Print, word for word, the opening line of the data below and every line after it through the line that contains "const seriesNames = ['(1)", but not the pictures.

++++++++++++++++++++

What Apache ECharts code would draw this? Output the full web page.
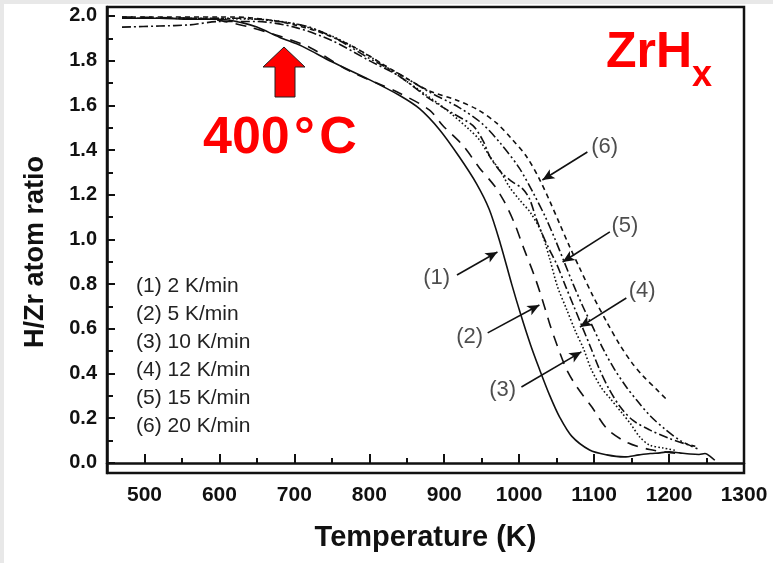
<!DOCTYPE html>
<html>
<head>
<meta charset="utf-8">
<script src="https://cdn.jsdelivr.net/npm/echarts@6/dist/echarts.min.js"></script>
<style>
html,body{margin:0;padding:0;background:#fff;}
#chart{width:773px;height:563px;}
</style>
</head>
<body>
<div id="chart"></div>
<script>
// ---------- data ----------
const seriesNames = ['(1) 2 K/min','(2) 5 K/min','(3) 10 K/min','(4) 12 K/min','(5) 15 K/min','(6) 20 K/min'];

const temp1 = [470,520,560,600,630,650,680,710,750,800,840,867,894,920,943,960,975,990,1002,1015,1027,1041,1054,1070,1094,1117,1140,1160,1175,1188,1200,1214,1228,1240,1248,1254,1261];
const ratio1 = [1.99,1.99,1.985,1.985,1.97,1.95,1.905,1.865,1.795,1.715,1.645,1.585,1.49,1.37,1.25,1.135,0.98,0.80,0.665,0.53,0.42,0.30,0.205,0.12,0.058,0.036,0.027,0.036,0.042,0.045,0.05,0.045,0.04,0.038,0.042,0.032,0.012];

const temp2 = [470,560,600,640,680,720,770,810,840,880,898,925,947,967,980,994,1005,1020,1030,1040,1047,1063,1077,1097,1118,1145,1174,1205,1218];
const ratio2 = [1.995,1.99,1.98,1.95,1.91,1.86,1.76,1.70,1.655,1.58,1.51,1.42,1.32,1.24,1.17,1.07,0.97,0.84,0.74,0.63,0.56,0.42,0.34,0.25,0.15,0.09,0.06,0.045,0.04];

const temp3 = [470,650,700,750,800,840,870,903,934,947,961,974,987,1001,1015,1030,1041,1051,1063,1075,1086,1096,1110,1121,1138,1148,1161,1174,1192,1210];
const ratio3 = [1.99,1.985,1.965,1.91,1.82,1.73,1.66,1.58,1.49,1.445,1.37,1.31,1.235,1.175,1.12,1.03,0.91,0.79,0.69,0.59,0.51,0.42,0.335,0.29,0.22,0.178,0.116,0.08,0.067,0.055];

const temp4 = [470,520,560,600,650,700,750,800,840,880,911,938,952,961,976,990,1005,1014,1022,1030,1041,1050,1062,1073,1084,1095,1107,1120,1135,1152,1174,1200,1222,1235];
const ratio4 = [1.95,1.955,1.96,1.975,1.975,1.95,1.89,1.80,1.73,1.63,1.565,1.51,1.44,1.37,1.30,1.26,1.225,1.18,1.10,1.03,0.95,0.89,0.79,0.70,0.61,0.52,0.42,0.33,0.25,0.19,0.148,0.11,0.085,0.075];

const temp5 = [470,620,680,720,760,800,840,880,920,950,975,1000,1020,1035,1048,1060,1072,1085,1098,1112,1127,1143,1157,1175,1195,1215,1230,1240];
const ratio5 = [1.99,1.99,1.975,1.95,1.89,1.81,1.74,1.66,1.59,1.52,1.43,1.32,1.20,1.10,1.0,0.90,0.80,0.70,0.61,0.51,0.42,0.34,0.28,0.21,0.15,0.10,0.075,0.06];

const temp6 = [470,620,660,700,740,780,820,850,880,915,945,970,990,1010,1027,1041,1054,1067,1081,1098,1117,1134,1150,1165,1183,1198];
const ratio6 = [1.995,1.995,1.985,1.96,1.92,1.86,1.78,1.72,1.665,1.625,1.58,1.52,1.45,1.37,1.27,1.17,1.07,0.97,0.87,0.75,0.63,0.53,0.45,0.39,0.33,0.28];

const xMajorTicks = [500,600,700,800,900,1000,1100,1200,1300];
const xMinorTicks = [550,650,750,850,950,1050,1150,1250];
const yMajorTicks = [0,0.2,0.4,0.6,0.8,1.0,1.2,1.4,1.6,1.8,2.0];
const yMinorTicks = [0.1,0.3,0.5,0.7,0.9,1.1,1.3,1.5,1.7,1.9];

// annotation callouts (data coordinates)
const calloutLabels = ['(1)','(2)','(3)','(4)','(5)','(6)'];
const calloutTextAt = [[890,0.828],[934,0.564],[978,0.327],[1164,0.770],[1141,1.060],[1114,1.414]];
const calloutFrom = [[917,0.841],[958,0.582],[1003,0.340],[1143,0.738],[1121,1.034],[1091,1.391]];
const calloutTo = [[971,0.944],[1027,0.707],[1083,0.497],[1081,0.608],[1058,0.899],[1031,1.266]];

// ---------- chart ----------
const temps = [temp1,temp2,temp3,temp4,temp5,temp6];
const ratios = [ratio1,ratio2,ratio3,ratio4,ratio5,ratio6];
const dashStyles = ['solid',[11,8],[1.6,2.2],[9,3,2,3],[9,3,2,3,2,3],[5,4]];
const FONT = '"Liberation Sans", Arial, sans-serif';

const chart = echarts.init(document.getElementById('chart'), null, {renderer:'canvas'});

const lineSeries = seriesNames.map((name,i)=>({
  name: name,
  type: 'line',
  showSymbol: false,
  symbol: 'none',
  smooth: 0.3,
  data: temps[i].map((t,j)=>[t, ratios[i][j]]),
  lineStyle: {color:'#111', width: 1.6, type: dashStyles[i], cap:'butt'},
  itemStyle: {color:'#111'},
  xAxisIndex: 0, yAxisIndex: 0,
  z: 3
}));

const calloutSeries = {
  name: 'callouts',
  type: 'scatter',
  symbol: 'circle',
  symbolSize: 2,
  data: calloutTextAt.map((p,i)=>({value:p, name:calloutLabels[i]})),
  label: {show:true, position:'inside', formatter: p=>p.name, color:'#222', fontSize:22, fontFamily:FONT},
  itemStyle:{color:'rgba(0,0,0,0)'},
  markLine: {
    silent: true,
    symbol: ['none','arrow'],
    symbolSize: [8,12],
    label: {show:false},
    lineStyle: {color:'#111', width:1.6, type:'solid'},
    data: calloutFrom.map((f,i)=>[{coord:f},{coord:calloutTo[i]}])
  },
  z: 4
};

const axisLabelBold = {fontFamily: FONT, fontWeight:'bold', fontSize:20, color:'#111'};

const option = {
  animation: false,
  backgroundColor: '#ffffff',
  grid: {left:107, right:29, top:7, bottom:90, show:true, borderColor:'#111', borderWidth:2.5, backgroundColor:'transparent'},
  legend: {
    data: seriesNames,
    orient: 'vertical',
    left: 126, top: 271,
    itemWidth: 0, itemHeight: 0, itemGap: 7,
    icon: 'rect',
    selectedMode: false,
    textStyle: {fontFamily: FONT, fontSize: 21, color:'#222'}
  },
  xAxis: [
    {
      type:'value', min:450, max:1300, position:'bottom',
      name:'Temperature (K)', nameLocation:'middle', nameGap:50,
      nameTextStyle:{fontFamily:FONT, fontWeight:'bold', fontSize:29, color:'#111'},
      axisLine:{show:true, lineStyle:{color:'#111', width:2.5}},
      axisTick:{show:true, inside:true, length:9, customValues:xMajorTicks, lineStyle:{color:'#111', width:2}},
      axisLabel:Object.assign({show:true, margin:12, customValues:xMajorTicks, formatter:v=>String(v)}, axisLabelBold, {fontSize:21}),
      splitLine:{show:false}
    },
    {
      type:'value', min:450, max:1300, position:'bottom',
      axisLine:{show:false},
      axisTick:{show:true, inside:true, length:5, customValues:xMinorTicks, lineStyle:{color:'#111', width:2}},
      axisLabel:{show:false},
      splitLine:{show:false}
    }
  ],
  yAxis: [
    {
      type:'value', min:-0.045, max:2.04, position:'left',
      name:'H/Zr atom ratio', nameLocation:'middle', nameGap:58, nameRotate:90,
      nameTextStyle:{fontFamily:FONT, fontWeight:'bold', fontSize:27, color:'#111', padding:[0,24,0,0]},
      axisLine:{show:true, lineStyle:{color:'#111', width:2.5}},
      axisTick:{show:true, inside:true, length:8, customValues:yMajorTicks, lineStyle:{color:'#111', width:2}},
      axisLabel:Object.assign({show:true, margin:10, customValues:yMajorTicks, formatter:v=>Number(v).toFixed(1)}, axisLabelBold),
      splitLine:{show:false}
    },
    {
      type:'value', min:-0.045, max:2.04, position:'left',
      axisLine:{show:false},
      axisTick:{show:true, inside:true, length:6, customValues:yMinorTicks, lineStyle:{color:'#111', width:2}},
      axisLabel:{show:false},
      splitLine:{show:false}
    }
  ],
  series: lineSeries.concat([calloutSeries]),
  graphic: [
    {type:'rect', silent:true, shape:{x:0,y:0,width:773,height:4}, style:{fill:'#e8e8e8'}},
    {type:'rect', silent:true, shape:{x:0,y:0,width:4,height:563}, style:{fill:'#e8e8e8'}},
    {type:'polygon', silent:true, z:100,
      shape:{points:[[284,47],[305,67],[295,67],[295,97],[275,97],[275,67],[263,67]]},
      style:{fill:'#ff0000', stroke:'#222', lineWidth:1}},
    {type:'text', silent:true, z:100, x:203, y:139,
      style:{text:'400\u200A\u00B0\u200AC', fill:'#ff0000', font:'bold 52px ' + FONT, verticalAlign:'middle', align:'left'}},
    {type:'text', silent:true, z:100, x:606, y:53,
      style:{text:'ZrH', fill:'#ff0000', font:'bold 50px ' + FONT, verticalAlign:'middle', align:'left'}},
    {type:'text', silent:true, z:100, x:692, y:76,
      style:{text:'x', fill:'#ff0000', font:'bold 36px ' + FONT, verticalAlign:'middle', align:'left'}}
  ]
};

chart.setOption(option);
</script>
</body>
</html>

++++++++++++++++++++

> [Answer below]
What Apache ECharts code would draw this? Output the full web page.
<!DOCTYPE html>
<html>
<head>
<meta charset="utf-8">
<script src="https://cdn.jsdelivr.net/npm/echarts@6/dist/echarts.min.js"></script>
<style>
html,body{margin:0;padding:0;background:#fff;}
#chart{width:773px;height:563px;}
</style>
</head>
<body>
<div id="chart"></div>
<script>
// ---------- data ----------
const seriesNames = ['(1) 2 K/min','(2) 5 K/min','(3) 10 K/min','(4) 12 K/min','(5) 15 K/min','(6) 20 K/min'];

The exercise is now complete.